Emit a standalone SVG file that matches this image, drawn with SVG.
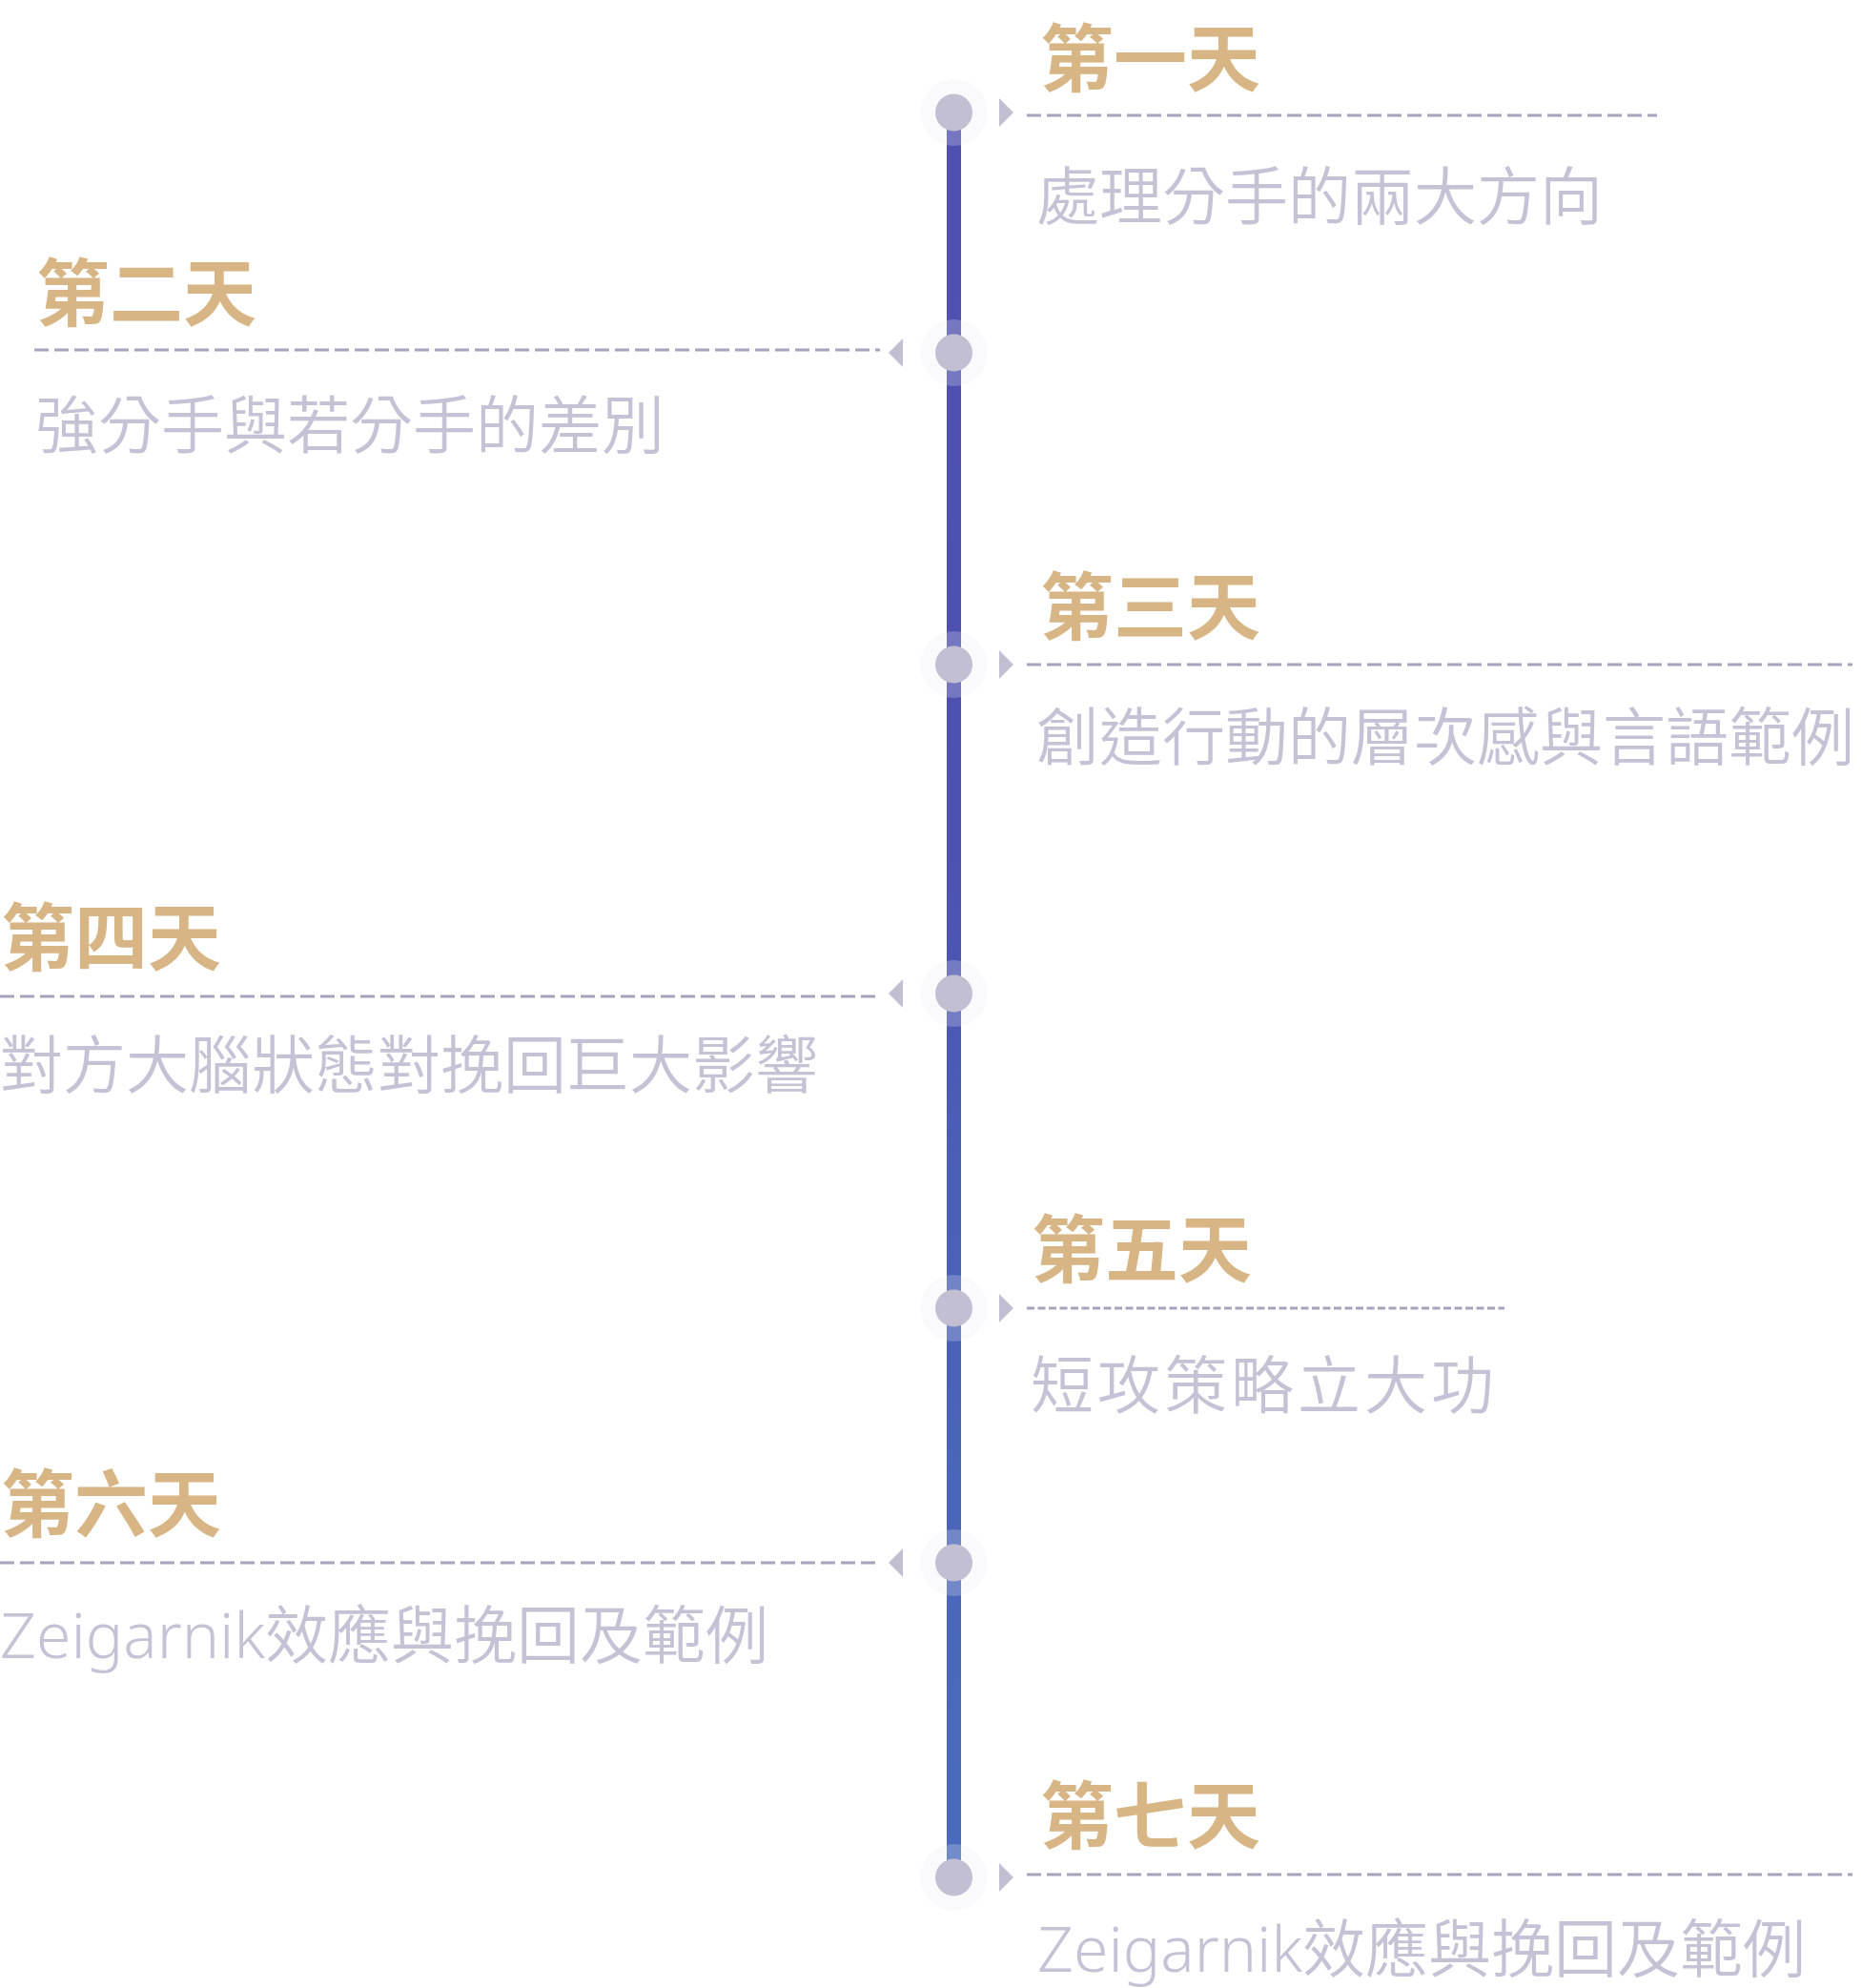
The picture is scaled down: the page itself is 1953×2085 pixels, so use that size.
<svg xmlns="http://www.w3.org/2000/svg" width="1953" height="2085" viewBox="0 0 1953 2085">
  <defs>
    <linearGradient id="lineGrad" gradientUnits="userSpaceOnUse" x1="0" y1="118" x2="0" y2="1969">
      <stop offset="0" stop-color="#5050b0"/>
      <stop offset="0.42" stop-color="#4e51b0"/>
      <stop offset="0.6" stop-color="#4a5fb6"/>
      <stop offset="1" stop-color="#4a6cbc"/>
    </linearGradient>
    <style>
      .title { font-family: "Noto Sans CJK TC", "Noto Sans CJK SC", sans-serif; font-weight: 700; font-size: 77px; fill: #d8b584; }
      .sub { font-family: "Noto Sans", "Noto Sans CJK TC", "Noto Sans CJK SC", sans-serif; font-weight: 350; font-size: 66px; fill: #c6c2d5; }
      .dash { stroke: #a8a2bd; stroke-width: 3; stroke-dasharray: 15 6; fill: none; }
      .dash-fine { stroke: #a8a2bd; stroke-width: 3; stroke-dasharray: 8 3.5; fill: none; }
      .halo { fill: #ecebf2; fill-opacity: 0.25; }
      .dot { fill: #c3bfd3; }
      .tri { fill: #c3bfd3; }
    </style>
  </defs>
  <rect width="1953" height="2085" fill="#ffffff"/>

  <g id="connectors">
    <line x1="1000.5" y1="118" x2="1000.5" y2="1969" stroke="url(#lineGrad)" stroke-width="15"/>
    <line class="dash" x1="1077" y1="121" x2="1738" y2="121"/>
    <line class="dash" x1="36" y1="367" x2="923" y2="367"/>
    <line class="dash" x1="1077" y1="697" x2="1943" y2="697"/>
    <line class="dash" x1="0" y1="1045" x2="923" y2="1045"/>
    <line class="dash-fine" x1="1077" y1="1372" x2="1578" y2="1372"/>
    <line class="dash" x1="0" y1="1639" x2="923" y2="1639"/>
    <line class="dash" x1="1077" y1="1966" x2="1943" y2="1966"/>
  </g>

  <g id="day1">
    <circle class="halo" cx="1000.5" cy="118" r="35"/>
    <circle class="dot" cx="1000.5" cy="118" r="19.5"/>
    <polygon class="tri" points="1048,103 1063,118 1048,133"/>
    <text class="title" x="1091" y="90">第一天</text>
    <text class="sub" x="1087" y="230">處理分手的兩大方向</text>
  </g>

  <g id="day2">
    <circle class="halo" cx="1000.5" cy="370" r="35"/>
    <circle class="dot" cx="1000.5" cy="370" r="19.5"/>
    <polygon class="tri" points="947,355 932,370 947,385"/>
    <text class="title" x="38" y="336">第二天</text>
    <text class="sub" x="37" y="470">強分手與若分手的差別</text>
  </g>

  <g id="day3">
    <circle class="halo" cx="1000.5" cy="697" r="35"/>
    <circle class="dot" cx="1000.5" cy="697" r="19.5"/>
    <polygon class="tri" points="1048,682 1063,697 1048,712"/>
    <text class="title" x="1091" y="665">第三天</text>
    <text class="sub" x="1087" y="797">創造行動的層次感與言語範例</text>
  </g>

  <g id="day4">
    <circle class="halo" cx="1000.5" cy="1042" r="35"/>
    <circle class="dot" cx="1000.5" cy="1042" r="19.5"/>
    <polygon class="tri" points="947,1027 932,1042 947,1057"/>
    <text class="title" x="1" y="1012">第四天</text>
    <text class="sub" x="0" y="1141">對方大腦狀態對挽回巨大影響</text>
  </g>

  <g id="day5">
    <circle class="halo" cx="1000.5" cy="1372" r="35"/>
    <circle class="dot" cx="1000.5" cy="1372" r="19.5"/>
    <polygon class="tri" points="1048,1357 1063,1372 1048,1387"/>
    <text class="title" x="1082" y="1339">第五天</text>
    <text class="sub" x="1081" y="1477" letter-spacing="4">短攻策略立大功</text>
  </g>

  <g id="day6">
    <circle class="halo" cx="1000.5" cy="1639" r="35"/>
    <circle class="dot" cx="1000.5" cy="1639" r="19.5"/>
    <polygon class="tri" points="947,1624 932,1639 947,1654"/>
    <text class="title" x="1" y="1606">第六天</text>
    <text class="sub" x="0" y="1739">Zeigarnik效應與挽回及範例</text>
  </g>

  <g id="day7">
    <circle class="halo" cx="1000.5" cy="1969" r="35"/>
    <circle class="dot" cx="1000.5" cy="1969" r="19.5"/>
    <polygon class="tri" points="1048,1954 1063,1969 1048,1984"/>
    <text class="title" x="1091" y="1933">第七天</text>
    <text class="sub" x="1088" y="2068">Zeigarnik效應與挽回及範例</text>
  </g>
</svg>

(Exercise aim): Without the pictures, write out the whole listing above exactly as it appears.

(Problem solution):
Emit a standalone SVG file that matches this image, drawn with SVG.
The picture is scaled down: the page itself is 1953×2085 pixels, so use that size.
<svg xmlns="http://www.w3.org/2000/svg" width="1953" height="2085" viewBox="0 0 1953 2085">
  <defs>
    <linearGradient id="lineGrad" gradientUnits="userSpaceOnUse" x1="0" y1="118" x2="0" y2="1969">
      <stop offset="0" stop-color="#5050b0"/>
      <stop offset="0.42" stop-color="#4e51b0"/>
      <stop offset="0.6" stop-color="#4a5fb6"/>
      <stop offset="1" stop-color="#4a6cbc"/>
    </linearGradient>
    <style>
      .title { font-family: "Noto Sans CJK TC", "Noto Sans CJK SC", sans-serif; font-weight: 700; font-size: 77px; fill: #d8b584; }
      .sub { font-family: "Noto Sans", "Noto Sans CJK TC", "Noto Sans CJK SC", sans-serif; font-weight: 350; font-size: 66px; fill: #c6c2d5; }
      .dash { stroke: #a8a2bd; stroke-width: 3; stroke-dasharray: 15 6; fill: none; }
      .dash-fine { stroke: #a8a2bd; stroke-width: 3; stroke-dasharray: 8 3.5; fill: none; }
      .halo { fill: #ecebf2; fill-opacity: 0.25; }
      .dot { fill: #c3bfd3; }
      .tri { fill: #c3bfd3; }
    </style>
  </defs>
  <rect width="1953" height="2085" fill="#ffffff"/>

  <g id="connectors">
    <line x1="1000.5" y1="118" x2="1000.5" y2="1969" stroke="url(#lineGrad)" stroke-width="15"/>
    <line class="dash" x1="1077" y1="121" x2="1738" y2="121"/>
    <line class="dash" x1="36" y1="367" x2="923" y2="367"/>
    <line class="dash" x1="1077" y1="697" x2="1943" y2="697"/>
    <line class="dash" x1="0" y1="1045" x2="923" y2="1045"/>
    <line class="dash-fine" x1="1077" y1="1372" x2="1578" y2="1372"/>
    <line class="dash" x1="0" y1="1639" x2="923" y2="1639"/>
    <line class="dash" x1="1077" y1="1966" x2="1943" y2="1966"/>
  </g>

  <g id="day1">
    <circle class="halo" cx="1000.5" cy="118" r="35"/>
    <circle class="dot" cx="1000.5" cy="118" r="19.5"/>
    <polygon class="tri" points="1048,103 1063,118 1048,133"/>
    <text class="title" x="1091" y="90">第一天</text>
    <text class="sub" x="1087" y="230">處理分手的兩大方向</text>
  </g>

  <g id="day2">
    <circle class="halo" cx="1000.5" cy="370" r="35"/>
    <circle class="dot" cx="1000.5" cy="370" r="19.5"/>
    <polygon class="tri" points="947,355 932,370 947,385"/>
    <text class="title" x="38" y="336">第二天</text>
    <text class="sub" x="37" y="470">強分手與若分手的差別</text>
  </g>

  <g id="day3">
    <circle class="halo" cx="1000.5" cy="697" r="35"/>
    <circle class="dot" cx="1000.5" cy="697" r="19.5"/>
    <polygon class="tri" points="1048,682 1063,697 1048,712"/>
    <text class="title" x="1091" y="665">第三天</text>
    <text class="sub" x="1087" y="797">創造行動的層次感與言語範例</text>
  </g>

  <g id="day4">
    <circle class="halo" cx="1000.5" cy="1042" r="35"/>
    <circle class="dot" cx="1000.5" cy="1042" r="19.5"/>
    <polygon class="tri" points="947,1027 932,1042 947,1057"/>
    <text class="title" x="1" y="1012">第四天</text>
    <text class="sub" x="0" y="1141">對方大腦狀態對挽回巨大影響</text>
  </g>

  <g id="day5">
    <circle class="halo" cx="1000.5" cy="1372" r="35"/>
    <circle class="dot" cx="1000.5" cy="1372" r="19.5"/>
    <polygon class="tri" points="1048,1357 1063,1372 1048,1387"/>
    <text class="title" x="1082" y="1339">第五天</text>
    <text class="sub" x="1081" y="1477" letter-spacing="4">短攻策略立大功</text>
  </g>

  <g id="day6">
    <circle class="halo" cx="1000.5" cy="1639" r="35"/>
    <circle class="dot" cx="1000.5" cy="1639" r="19.5"/>
    <polygon class="tri" points="947,1624 932,1639 947,1654"/>
    <text class="title" x="1" y="1606">第六天</text>
    <text class="sub" x="0" y="1739">Zeigarnik效應與挽回及範例</text>
  </g>

  <g id="day7">
    <circle class="halo" cx="1000.5" cy="1969" r="35"/>
    <circle class="dot" cx="1000.5" cy="1969" r="19.5"/>
    <polygon class="tri" points="1048,1954 1063,1969 1048,1984"/>
    <text class="title" x="1091" y="1933">第七天</text>
    <text class="sub" x="1088" y="2068">Zeigarnik效應與挽回及範例</text>
  </g>
</svg>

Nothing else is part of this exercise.